FIRES CONTINUE TO TAKE MASSIVE A TOLL ON INDUSTRIAL FACILITIES, HISTORY CONTINUES TO REPEAT
[Cincinnati, Ohio, April 11, 2022] Recent massive fires involving warehouses and distribution centers operated by Amazon, QVC, Walmart, and others are the same fires experienced in such facilities for decades. The same lesson, the fire sprinklers outstripped by the hazards in the facility, lack of substantial firewalls and fire barriers, and the introduction of higher hazard materials into the buildings are the same conditions and circumstances that resulted in the destruction of similar facilities operated by Sherwin Williams, K-Mart, Ford, and others during the 1980s. Unfortunately, such lessons are much too expensive and disruptive to be repeated by each new generation of facility management.
In a recently updated text, Industrial Fire Control Concepts, author Jeffrey Moore draws on more than forty years of professional experience in fire protection engineering and industrial loss control to introduce newcomers and fire protection veterans alike to the essential elements crucial in protecting and maintaining industrial properties. The author lays out each aspect of a carefully crafted approach to designing, installing, testing, and maintaining the interlocking systems necessary to protect an industrial, commercial, or institutional facility against the potential of a minor incident escalating to the level of a disaster.
Moore begins reviewing past significant fire incidents that demonstrate that recent disasters are simply earlier fire disasters repeated in different facilities. For example, in 1982, a 1.2 million square foot K-mart distribution center in Bucks County, Pennsylvania, burned the facility to the ground with a resulting loss of well over $100 million in 1982 dollars. The disaster resulted from changes in the commodities stored in the warehouse, a lack of firewall integrity, and the failure of facility management to manage change in the facility properly. These are undoubtedly the same reasons for the most recent disasters. These lessons and others learned from past industrial fire disasters are clearly explained, along with the need for properly designed and installed fire protection systems and features.
Each chapter builds on the “Systems Approach to Fire Protection” explained in Chapter 3 to show how manual fire suppression equipment, automatic fire detection and alarm systems, sprinkler systems, fire protection water supplies, and special fire extinguishing systems, such as clean agents and water mist, are melded together to address site-specific fire protection needs and concerns.
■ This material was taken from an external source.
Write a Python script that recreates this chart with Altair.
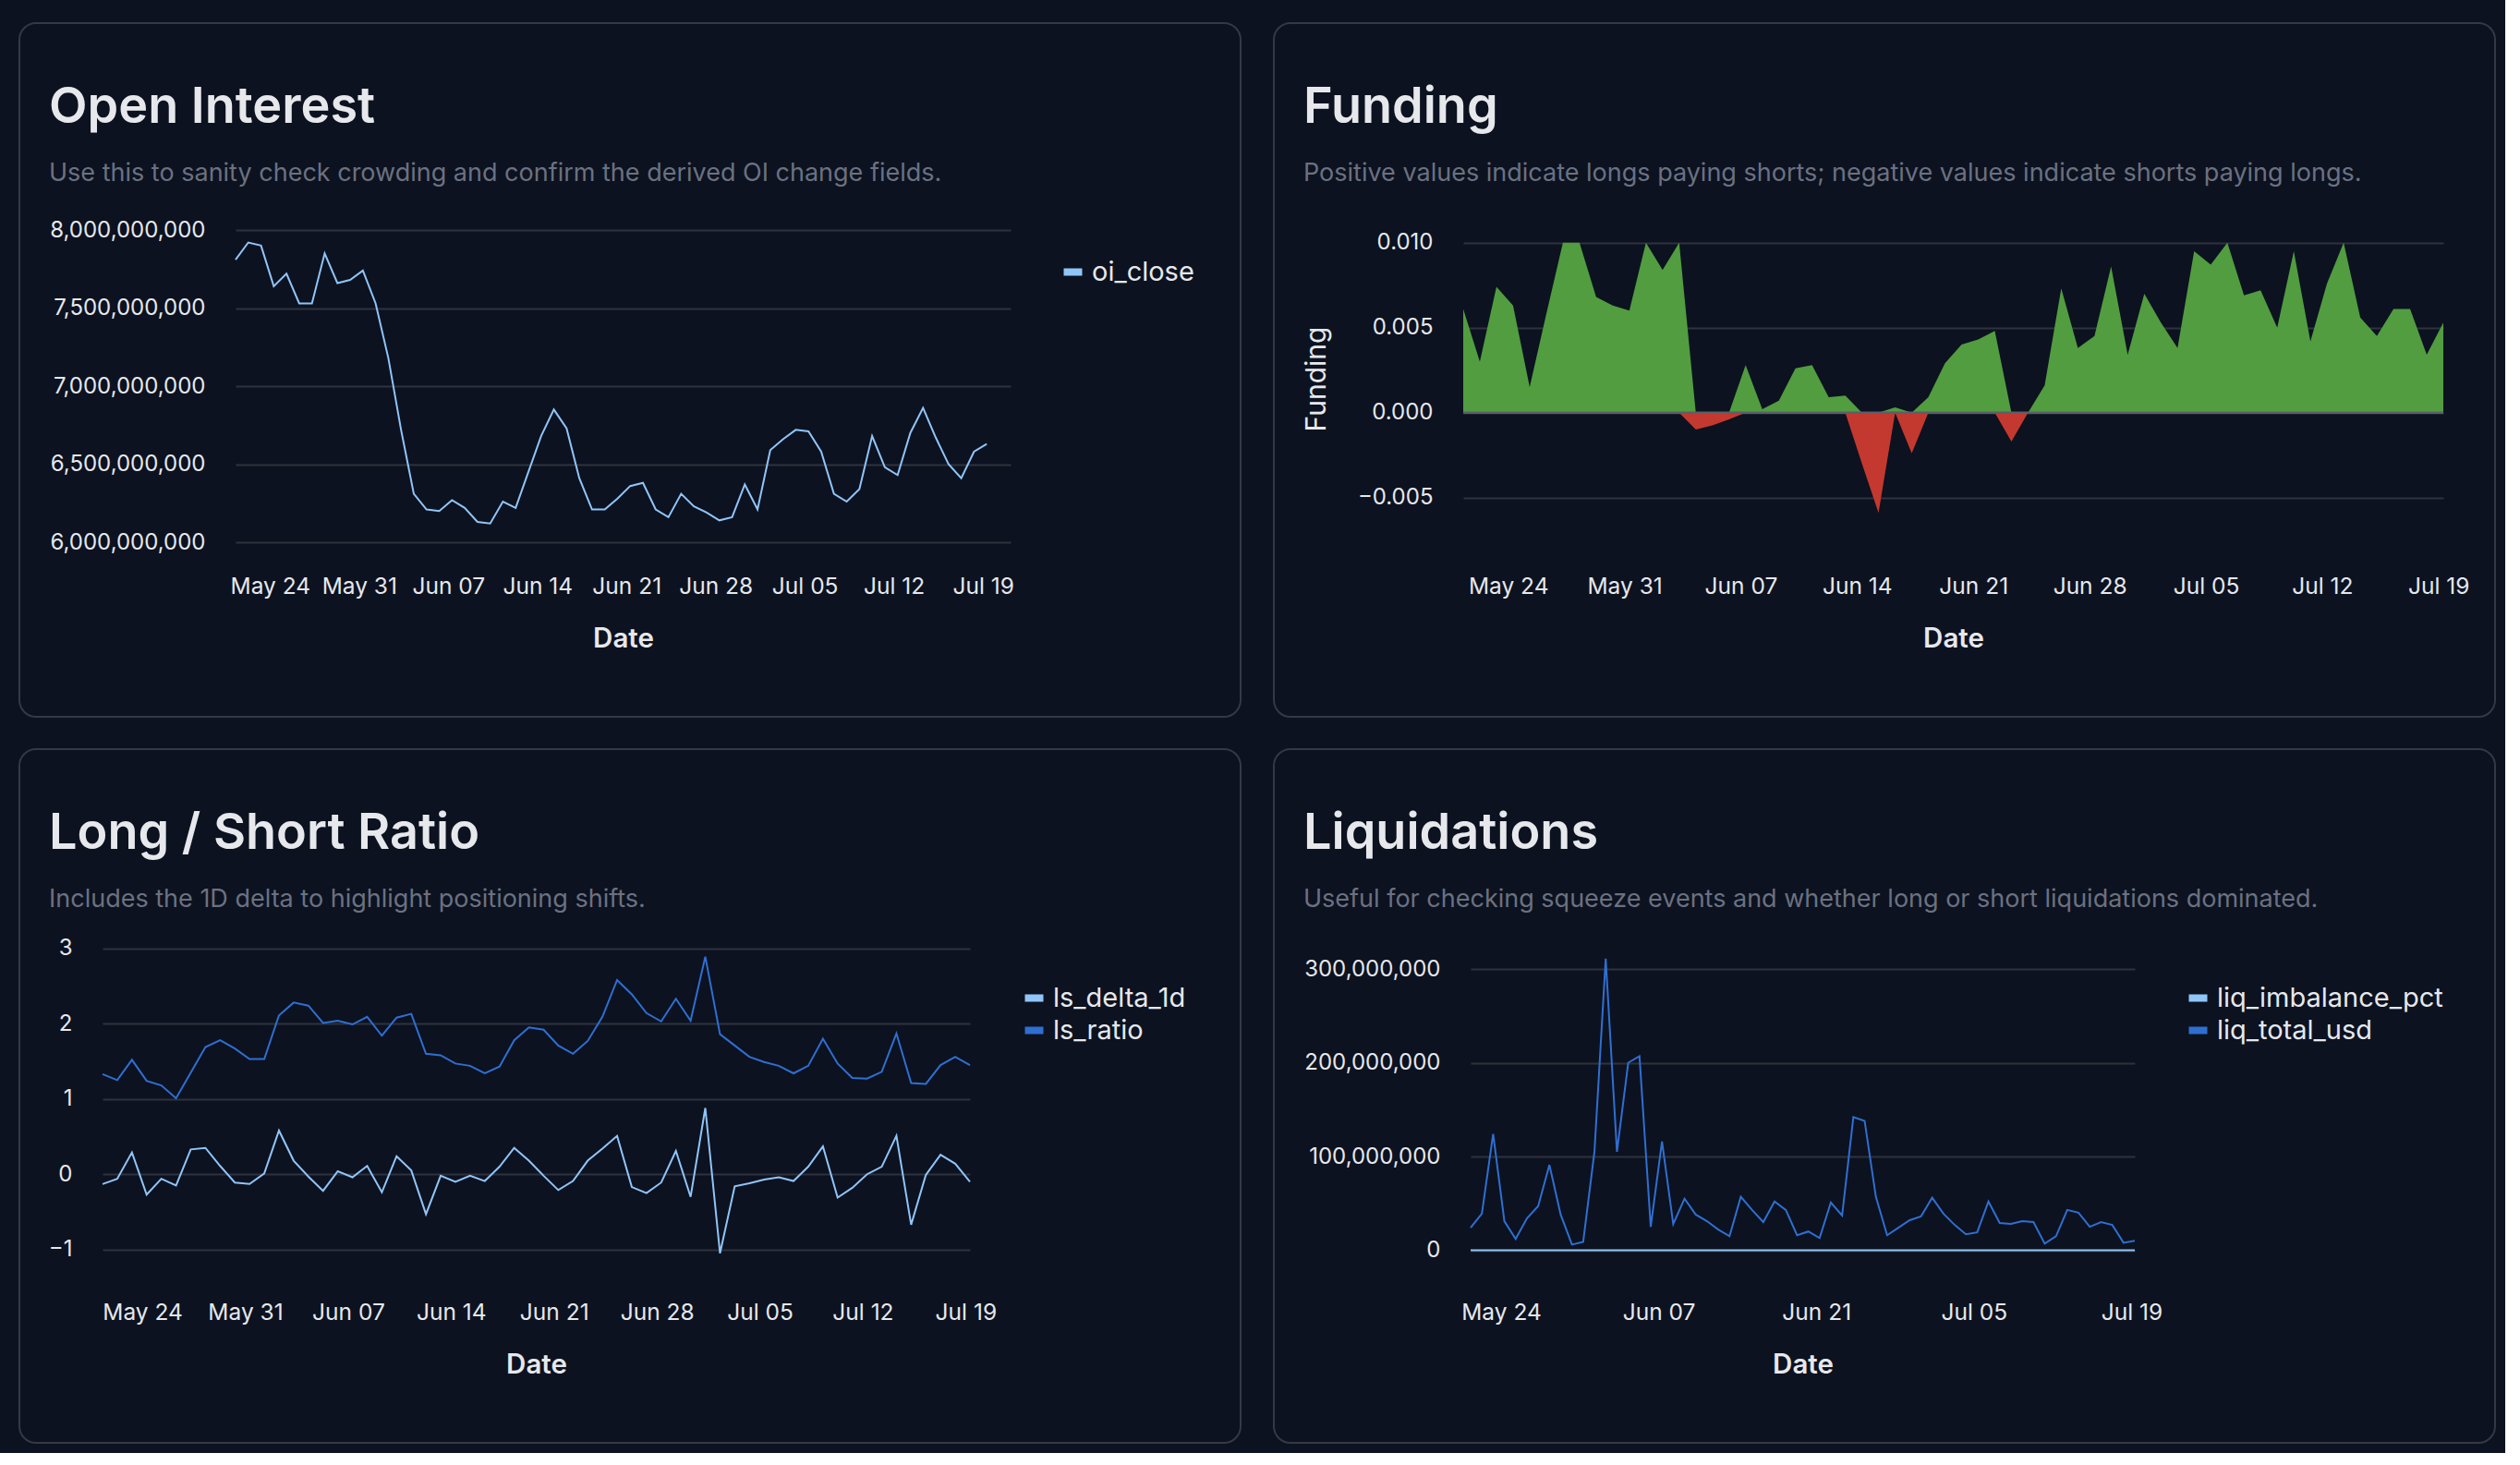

Two of the last chapters, “Management Fire Control Programs” and “Pre-emergency Planning,” explain facility management’s role in developing and implementing loss control measures and programs to address the employee actions needed to maintain the highest level of facility fire safety.
The last chapter explains the unique fire loss control concerns of information technology equipment and operations, warehousing and storage facilities, flammable and combustible liquids, and combustible dust. Throughout the text, conversations between a “Wise Old Fire Protection Engineer” and a “Brash Young Fire Protection Engineer address many common fire protection and fire risk management questions, concerns, and misconceptions.
This book will benefit facility managers, plant/facilities engineering personnel, fire protection professionals, and individuals who work in virtually any aspect of fire protection, including those in the public fire service.
The author, Jeffrey Moore, PE, FSFPE, is a licensed fire protection engineer with over forty years of experience in fire protection engineering, fire protection system design, fire code consulting, industrial loss control, and fire and loss investigation. He has also been involved with fire protection education and training for more than thirty-five years, developing and teaching training programs for Industrial Risk Insurers, the National Fire Protection Association, the Society of Fire Protection Engineers, and many other organizations.